_Written instruction_
Skip every picture and transcribe the remaining material exactly.

_Information shown_
◆ ◆ ◆ ◆

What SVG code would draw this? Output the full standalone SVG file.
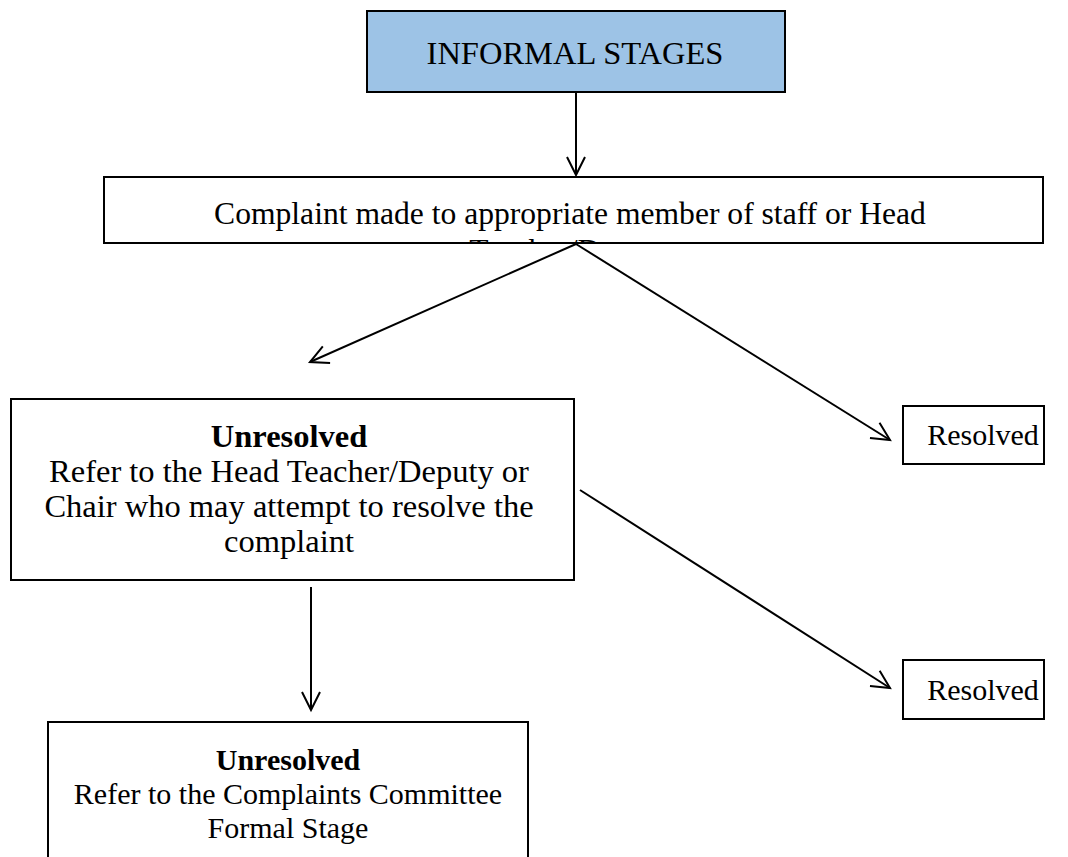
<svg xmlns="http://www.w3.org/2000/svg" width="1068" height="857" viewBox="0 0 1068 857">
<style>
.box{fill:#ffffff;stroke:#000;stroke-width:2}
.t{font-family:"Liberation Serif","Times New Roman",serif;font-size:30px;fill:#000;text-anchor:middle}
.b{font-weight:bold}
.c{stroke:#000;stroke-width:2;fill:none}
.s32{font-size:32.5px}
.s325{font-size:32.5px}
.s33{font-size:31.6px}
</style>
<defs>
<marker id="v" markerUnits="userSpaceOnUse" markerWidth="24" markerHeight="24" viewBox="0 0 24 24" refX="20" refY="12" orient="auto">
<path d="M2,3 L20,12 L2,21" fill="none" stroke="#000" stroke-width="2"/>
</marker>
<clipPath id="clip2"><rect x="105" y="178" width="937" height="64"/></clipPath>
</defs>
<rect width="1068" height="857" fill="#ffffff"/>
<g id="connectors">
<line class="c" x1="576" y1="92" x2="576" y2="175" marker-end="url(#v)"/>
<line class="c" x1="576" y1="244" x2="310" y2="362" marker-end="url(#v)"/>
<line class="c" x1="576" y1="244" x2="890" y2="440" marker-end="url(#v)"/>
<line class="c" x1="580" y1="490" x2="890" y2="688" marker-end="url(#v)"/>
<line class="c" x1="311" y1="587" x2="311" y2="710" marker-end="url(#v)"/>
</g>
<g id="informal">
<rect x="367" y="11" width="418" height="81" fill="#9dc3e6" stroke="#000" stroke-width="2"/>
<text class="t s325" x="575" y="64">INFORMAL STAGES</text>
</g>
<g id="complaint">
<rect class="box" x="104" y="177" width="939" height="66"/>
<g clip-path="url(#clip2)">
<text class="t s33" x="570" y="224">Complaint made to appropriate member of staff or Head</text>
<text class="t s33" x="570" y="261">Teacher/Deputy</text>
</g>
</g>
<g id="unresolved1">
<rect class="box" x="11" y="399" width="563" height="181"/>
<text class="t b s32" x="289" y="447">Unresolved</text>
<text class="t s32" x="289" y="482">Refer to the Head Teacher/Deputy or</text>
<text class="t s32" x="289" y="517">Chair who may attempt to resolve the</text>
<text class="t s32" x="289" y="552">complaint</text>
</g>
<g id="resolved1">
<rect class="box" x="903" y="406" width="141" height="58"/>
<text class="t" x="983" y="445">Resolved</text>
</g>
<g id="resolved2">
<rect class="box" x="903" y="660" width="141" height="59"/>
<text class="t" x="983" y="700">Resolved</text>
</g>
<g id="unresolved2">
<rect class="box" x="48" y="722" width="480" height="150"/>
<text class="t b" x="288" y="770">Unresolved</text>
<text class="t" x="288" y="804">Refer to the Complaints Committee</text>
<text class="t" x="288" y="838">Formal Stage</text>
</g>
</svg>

◆ ◆ ◆ ◆

_Reply_
What SVG code would draw this? Output the full standalone SVG file.
<svg xmlns="http://www.w3.org/2000/svg" width="1068" height="857" viewBox="0 0 1068 857">
<style>
.box{fill:#ffffff;stroke:#000;stroke-width:2}
.t{font-family:"Liberation Serif","Times New Roman",serif;font-size:30px;fill:#000;text-anchor:middle}
.b{font-weight:bold}
.c{stroke:#000;stroke-width:2;fill:none}
.s32{font-size:32.5px}
.s325{font-size:32.5px}
.s33{font-size:31.6px}
</style>
<defs>
<marker id="v" markerUnits="userSpaceOnUse" markerWidth="24" markerHeight="24" viewBox="0 0 24 24" refX="20" refY="12" orient="auto">
<path d="M2,3 L20,12 L2,21" fill="none" stroke="#000" stroke-width="2"/>
</marker>
<clipPath id="clip2"><rect x="105" y="178" width="937" height="64"/></clipPath>
</defs>
<rect width="1068" height="857" fill="#ffffff"/>
<g id="connectors">
<line class="c" x1="576" y1="92" x2="576" y2="175" marker-end="url(#v)"/>
<line class="c" x1="576" y1="244" x2="310" y2="362" marker-end="url(#v)"/>
<line class="c" x1="576" y1="244" x2="890" y2="440" marker-end="url(#v)"/>
<line class="c" x1="580" y1="490" x2="890" y2="688" marker-end="url(#v)"/>
<line class="c" x1="311" y1="587" x2="311" y2="710" marker-end="url(#v)"/>
</g>
<g id="informal">
<rect x="367" y="11" width="418" height="81" fill="#9dc3e6" stroke="#000" stroke-width="2"/>
<text class="t s325" x="575" y="64">INFORMAL STAGES</text>
</g>
<g id="complaint">
<rect class="box" x="104" y="177" width="939" height="66"/>
<g clip-path="url(#clip2)">
<text class="t s33" x="570" y="224">Complaint made to appropriate member of staff or Head</text>
<text class="t s33" x="570" y="261">Teacher/Deputy</text>
</g>
</g>
<g id="unresolved1">
<rect class="box" x="11" y="399" width="563" height="181"/>
<text class="t b s32" x="289" y="447">Unresolved</text>
<text class="t s32" x="289" y="482">Refer to the Head Teacher/Deputy or</text>
<text class="t s32" x="289" y="517">Chair who may attempt to resolve the</text>
<text class="t s32" x="289" y="552">complaint</text>
</g>
<g id="resolved1">
<rect class="box" x="903" y="406" width="141" height="58"/>
<text class="t" x="983" y="445">Resolved</text>
</g>
<g id="resolved2">
<rect class="box" x="903" y="660" width="141" height="59"/>
<text class="t" x="983" y="700">Resolved</text>
</g>
<g id="unresolved2">
<rect class="box" x="48" y="722" width="480" height="150"/>
<text class="t b" x="288" y="770">Unresolved</text>
<text class="t" x="288" y="804">Refer to the Complaints Committee</text>
<text class="t" x="288" y="838">Formal Stage</text>
</g>
</svg>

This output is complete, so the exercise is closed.